>>>

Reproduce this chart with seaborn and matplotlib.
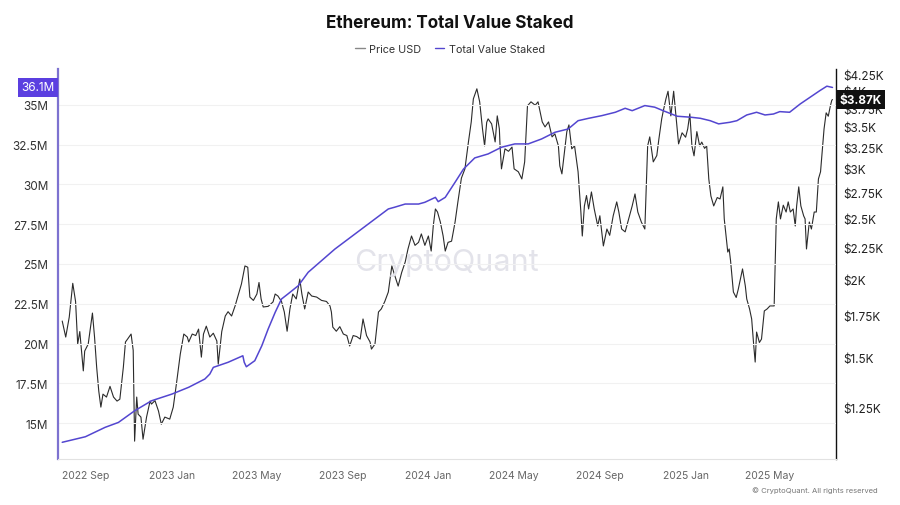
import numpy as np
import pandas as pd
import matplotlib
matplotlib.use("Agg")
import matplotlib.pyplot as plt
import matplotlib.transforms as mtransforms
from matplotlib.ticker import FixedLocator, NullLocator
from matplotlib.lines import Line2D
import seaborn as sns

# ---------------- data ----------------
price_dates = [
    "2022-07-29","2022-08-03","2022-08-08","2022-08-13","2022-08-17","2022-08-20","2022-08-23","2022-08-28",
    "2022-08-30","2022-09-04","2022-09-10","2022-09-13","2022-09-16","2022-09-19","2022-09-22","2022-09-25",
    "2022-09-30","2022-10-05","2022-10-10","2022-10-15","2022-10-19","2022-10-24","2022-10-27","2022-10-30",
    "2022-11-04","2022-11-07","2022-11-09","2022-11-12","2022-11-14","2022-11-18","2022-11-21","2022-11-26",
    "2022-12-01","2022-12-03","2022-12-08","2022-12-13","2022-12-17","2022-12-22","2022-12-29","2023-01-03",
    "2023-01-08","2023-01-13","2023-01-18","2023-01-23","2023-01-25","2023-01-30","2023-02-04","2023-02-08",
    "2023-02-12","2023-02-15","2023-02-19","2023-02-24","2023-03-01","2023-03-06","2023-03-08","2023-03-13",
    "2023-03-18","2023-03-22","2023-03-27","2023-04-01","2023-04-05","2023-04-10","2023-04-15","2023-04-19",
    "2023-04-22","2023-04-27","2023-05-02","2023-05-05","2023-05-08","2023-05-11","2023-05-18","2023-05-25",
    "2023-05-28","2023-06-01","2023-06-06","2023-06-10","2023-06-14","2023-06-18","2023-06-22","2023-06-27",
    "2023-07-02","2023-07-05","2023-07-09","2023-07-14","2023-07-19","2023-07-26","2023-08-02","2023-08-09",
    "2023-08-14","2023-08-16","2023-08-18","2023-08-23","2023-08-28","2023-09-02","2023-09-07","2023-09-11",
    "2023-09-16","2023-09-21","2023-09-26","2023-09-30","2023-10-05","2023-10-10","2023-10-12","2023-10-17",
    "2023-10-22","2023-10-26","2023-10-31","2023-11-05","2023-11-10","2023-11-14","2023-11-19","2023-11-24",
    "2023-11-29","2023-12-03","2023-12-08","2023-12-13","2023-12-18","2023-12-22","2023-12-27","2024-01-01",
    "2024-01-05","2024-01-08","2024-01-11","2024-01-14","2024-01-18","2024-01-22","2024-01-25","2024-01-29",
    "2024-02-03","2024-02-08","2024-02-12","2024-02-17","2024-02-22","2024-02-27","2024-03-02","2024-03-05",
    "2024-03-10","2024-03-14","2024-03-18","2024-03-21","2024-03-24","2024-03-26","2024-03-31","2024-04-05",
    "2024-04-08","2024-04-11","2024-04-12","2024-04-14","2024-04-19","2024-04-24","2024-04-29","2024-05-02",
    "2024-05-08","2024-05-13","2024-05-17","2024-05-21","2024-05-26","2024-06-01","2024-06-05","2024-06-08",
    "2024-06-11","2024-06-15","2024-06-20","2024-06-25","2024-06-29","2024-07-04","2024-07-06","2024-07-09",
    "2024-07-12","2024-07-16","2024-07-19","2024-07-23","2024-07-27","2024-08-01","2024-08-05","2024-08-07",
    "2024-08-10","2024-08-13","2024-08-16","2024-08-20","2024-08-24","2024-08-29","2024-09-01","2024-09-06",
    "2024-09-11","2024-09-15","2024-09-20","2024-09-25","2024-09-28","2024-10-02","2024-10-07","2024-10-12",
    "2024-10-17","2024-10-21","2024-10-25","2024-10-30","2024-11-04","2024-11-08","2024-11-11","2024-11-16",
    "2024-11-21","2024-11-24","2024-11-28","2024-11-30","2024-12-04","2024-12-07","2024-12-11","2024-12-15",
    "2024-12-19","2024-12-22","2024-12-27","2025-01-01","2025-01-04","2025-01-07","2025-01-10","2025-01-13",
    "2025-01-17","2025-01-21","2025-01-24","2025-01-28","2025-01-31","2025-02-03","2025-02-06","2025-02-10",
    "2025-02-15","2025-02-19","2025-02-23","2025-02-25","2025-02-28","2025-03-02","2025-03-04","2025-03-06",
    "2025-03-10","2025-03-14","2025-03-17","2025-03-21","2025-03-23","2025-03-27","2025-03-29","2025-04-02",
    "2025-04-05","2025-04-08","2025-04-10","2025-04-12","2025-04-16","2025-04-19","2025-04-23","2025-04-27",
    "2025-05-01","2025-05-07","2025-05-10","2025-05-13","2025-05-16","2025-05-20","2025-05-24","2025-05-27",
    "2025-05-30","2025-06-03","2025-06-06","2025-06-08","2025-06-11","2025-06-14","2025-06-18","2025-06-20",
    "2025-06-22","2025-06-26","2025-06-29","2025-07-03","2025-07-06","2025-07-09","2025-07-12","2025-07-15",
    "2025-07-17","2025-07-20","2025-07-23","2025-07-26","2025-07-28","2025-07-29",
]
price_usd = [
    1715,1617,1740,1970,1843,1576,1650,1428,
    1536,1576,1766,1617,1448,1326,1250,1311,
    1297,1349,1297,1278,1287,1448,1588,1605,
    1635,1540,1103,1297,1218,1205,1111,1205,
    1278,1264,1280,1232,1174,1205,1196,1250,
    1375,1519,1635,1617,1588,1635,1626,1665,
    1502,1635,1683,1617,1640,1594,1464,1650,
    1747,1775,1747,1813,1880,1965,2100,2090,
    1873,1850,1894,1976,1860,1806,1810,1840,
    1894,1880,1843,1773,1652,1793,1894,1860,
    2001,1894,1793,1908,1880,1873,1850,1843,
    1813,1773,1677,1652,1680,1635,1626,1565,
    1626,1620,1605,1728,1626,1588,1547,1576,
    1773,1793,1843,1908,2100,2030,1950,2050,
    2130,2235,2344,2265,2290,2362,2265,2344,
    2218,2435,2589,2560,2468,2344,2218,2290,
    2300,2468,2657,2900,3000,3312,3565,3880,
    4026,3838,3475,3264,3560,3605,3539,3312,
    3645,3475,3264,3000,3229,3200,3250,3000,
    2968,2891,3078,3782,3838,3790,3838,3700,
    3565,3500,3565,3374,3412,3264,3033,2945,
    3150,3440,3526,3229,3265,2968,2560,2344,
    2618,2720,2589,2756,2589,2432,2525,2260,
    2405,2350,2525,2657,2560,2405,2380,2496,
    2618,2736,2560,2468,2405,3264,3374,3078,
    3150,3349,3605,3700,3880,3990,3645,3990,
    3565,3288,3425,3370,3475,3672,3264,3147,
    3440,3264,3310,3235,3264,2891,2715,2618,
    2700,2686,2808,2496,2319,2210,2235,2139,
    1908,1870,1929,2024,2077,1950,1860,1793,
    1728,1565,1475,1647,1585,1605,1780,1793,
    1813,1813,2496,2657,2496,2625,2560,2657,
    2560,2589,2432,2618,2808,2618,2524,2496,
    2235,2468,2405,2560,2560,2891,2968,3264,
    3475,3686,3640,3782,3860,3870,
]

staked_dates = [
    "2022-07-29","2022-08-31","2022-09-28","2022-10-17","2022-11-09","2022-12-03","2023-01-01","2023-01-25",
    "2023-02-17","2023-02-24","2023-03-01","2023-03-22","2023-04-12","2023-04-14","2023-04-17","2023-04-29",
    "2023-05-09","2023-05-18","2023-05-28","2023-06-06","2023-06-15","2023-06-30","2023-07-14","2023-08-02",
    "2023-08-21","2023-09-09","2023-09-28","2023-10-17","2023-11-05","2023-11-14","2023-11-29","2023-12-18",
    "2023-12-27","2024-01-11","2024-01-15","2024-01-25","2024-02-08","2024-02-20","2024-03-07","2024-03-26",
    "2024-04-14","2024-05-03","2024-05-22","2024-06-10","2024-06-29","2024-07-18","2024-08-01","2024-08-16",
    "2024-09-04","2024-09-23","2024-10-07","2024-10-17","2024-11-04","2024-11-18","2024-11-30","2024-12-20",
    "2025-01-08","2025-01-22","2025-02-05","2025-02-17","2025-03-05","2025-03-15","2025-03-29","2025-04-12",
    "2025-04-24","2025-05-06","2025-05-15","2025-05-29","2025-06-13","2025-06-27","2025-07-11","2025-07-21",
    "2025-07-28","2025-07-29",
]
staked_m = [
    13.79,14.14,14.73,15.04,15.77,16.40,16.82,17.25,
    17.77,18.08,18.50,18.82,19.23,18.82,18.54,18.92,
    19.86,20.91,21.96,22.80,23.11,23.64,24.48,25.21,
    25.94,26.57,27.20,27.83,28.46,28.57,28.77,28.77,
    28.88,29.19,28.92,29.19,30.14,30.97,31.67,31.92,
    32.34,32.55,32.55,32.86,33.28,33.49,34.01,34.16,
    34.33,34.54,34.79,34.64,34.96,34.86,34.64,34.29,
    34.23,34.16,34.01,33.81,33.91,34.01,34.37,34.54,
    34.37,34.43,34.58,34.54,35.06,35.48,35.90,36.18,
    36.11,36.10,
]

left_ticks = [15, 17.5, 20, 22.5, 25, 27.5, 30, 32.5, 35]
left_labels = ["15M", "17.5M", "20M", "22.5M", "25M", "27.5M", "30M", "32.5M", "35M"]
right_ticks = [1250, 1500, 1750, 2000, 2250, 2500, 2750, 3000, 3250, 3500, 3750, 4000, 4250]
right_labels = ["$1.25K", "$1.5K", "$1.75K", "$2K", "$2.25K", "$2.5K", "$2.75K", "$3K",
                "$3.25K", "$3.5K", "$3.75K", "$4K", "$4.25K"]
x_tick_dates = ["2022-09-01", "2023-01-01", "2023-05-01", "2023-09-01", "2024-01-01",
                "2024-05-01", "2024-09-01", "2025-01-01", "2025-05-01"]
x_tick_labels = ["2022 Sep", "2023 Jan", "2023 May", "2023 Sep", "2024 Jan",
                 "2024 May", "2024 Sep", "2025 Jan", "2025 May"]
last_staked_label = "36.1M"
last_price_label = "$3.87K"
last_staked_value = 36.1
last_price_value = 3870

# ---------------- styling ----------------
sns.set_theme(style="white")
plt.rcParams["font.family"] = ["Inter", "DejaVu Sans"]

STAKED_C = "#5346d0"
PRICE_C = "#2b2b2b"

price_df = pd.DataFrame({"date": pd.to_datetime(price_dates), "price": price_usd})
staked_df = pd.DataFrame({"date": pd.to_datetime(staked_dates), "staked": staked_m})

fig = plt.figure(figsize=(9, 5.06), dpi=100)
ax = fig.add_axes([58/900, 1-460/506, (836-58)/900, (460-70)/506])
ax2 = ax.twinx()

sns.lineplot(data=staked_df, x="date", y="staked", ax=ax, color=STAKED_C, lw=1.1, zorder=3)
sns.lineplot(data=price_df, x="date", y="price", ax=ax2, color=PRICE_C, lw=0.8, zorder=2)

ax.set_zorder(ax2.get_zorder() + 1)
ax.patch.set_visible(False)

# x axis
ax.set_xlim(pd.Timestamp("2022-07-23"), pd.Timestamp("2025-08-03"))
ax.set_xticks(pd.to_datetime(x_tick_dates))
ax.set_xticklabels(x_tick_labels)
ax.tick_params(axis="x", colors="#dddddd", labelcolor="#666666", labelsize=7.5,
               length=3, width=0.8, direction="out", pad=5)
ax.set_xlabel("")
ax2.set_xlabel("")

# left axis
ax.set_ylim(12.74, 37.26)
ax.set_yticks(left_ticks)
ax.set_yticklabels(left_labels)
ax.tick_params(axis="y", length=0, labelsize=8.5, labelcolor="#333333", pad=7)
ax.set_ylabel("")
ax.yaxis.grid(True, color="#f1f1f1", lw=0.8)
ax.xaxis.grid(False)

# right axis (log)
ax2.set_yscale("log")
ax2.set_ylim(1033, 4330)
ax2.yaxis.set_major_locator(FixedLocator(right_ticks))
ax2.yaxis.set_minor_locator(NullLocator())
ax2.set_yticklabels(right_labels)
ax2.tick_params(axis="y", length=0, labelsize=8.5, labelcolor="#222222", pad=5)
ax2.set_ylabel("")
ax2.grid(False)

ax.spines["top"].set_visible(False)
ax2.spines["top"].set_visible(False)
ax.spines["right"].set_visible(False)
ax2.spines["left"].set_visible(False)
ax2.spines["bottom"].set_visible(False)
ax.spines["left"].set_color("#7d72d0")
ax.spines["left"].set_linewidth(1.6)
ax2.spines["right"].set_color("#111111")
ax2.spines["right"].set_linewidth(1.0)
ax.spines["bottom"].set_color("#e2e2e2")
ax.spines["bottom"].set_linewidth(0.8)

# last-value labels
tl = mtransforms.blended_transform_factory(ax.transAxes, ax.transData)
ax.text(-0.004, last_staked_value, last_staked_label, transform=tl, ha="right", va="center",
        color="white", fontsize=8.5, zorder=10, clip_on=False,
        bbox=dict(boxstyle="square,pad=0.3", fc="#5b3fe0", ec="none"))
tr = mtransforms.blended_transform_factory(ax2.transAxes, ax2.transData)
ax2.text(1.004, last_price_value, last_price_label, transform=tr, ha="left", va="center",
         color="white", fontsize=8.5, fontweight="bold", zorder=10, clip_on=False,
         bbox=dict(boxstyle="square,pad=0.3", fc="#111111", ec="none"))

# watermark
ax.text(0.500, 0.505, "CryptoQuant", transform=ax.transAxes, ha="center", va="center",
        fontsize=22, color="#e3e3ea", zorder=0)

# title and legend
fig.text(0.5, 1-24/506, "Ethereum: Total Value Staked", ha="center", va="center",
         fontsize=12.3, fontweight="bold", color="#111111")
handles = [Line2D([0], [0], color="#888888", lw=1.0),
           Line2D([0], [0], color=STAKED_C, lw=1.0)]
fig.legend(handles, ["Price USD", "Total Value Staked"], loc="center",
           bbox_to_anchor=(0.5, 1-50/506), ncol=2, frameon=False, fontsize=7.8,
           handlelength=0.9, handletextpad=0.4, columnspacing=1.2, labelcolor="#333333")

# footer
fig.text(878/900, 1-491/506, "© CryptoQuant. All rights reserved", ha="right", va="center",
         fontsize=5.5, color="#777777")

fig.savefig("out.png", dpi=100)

<<<

-- Instructions to follow --
Pull out each line of the listing that holds the string "seaborn".

-- Solution --
Reproduce this chart with seaborn and matplotlib.
import seaborn as sns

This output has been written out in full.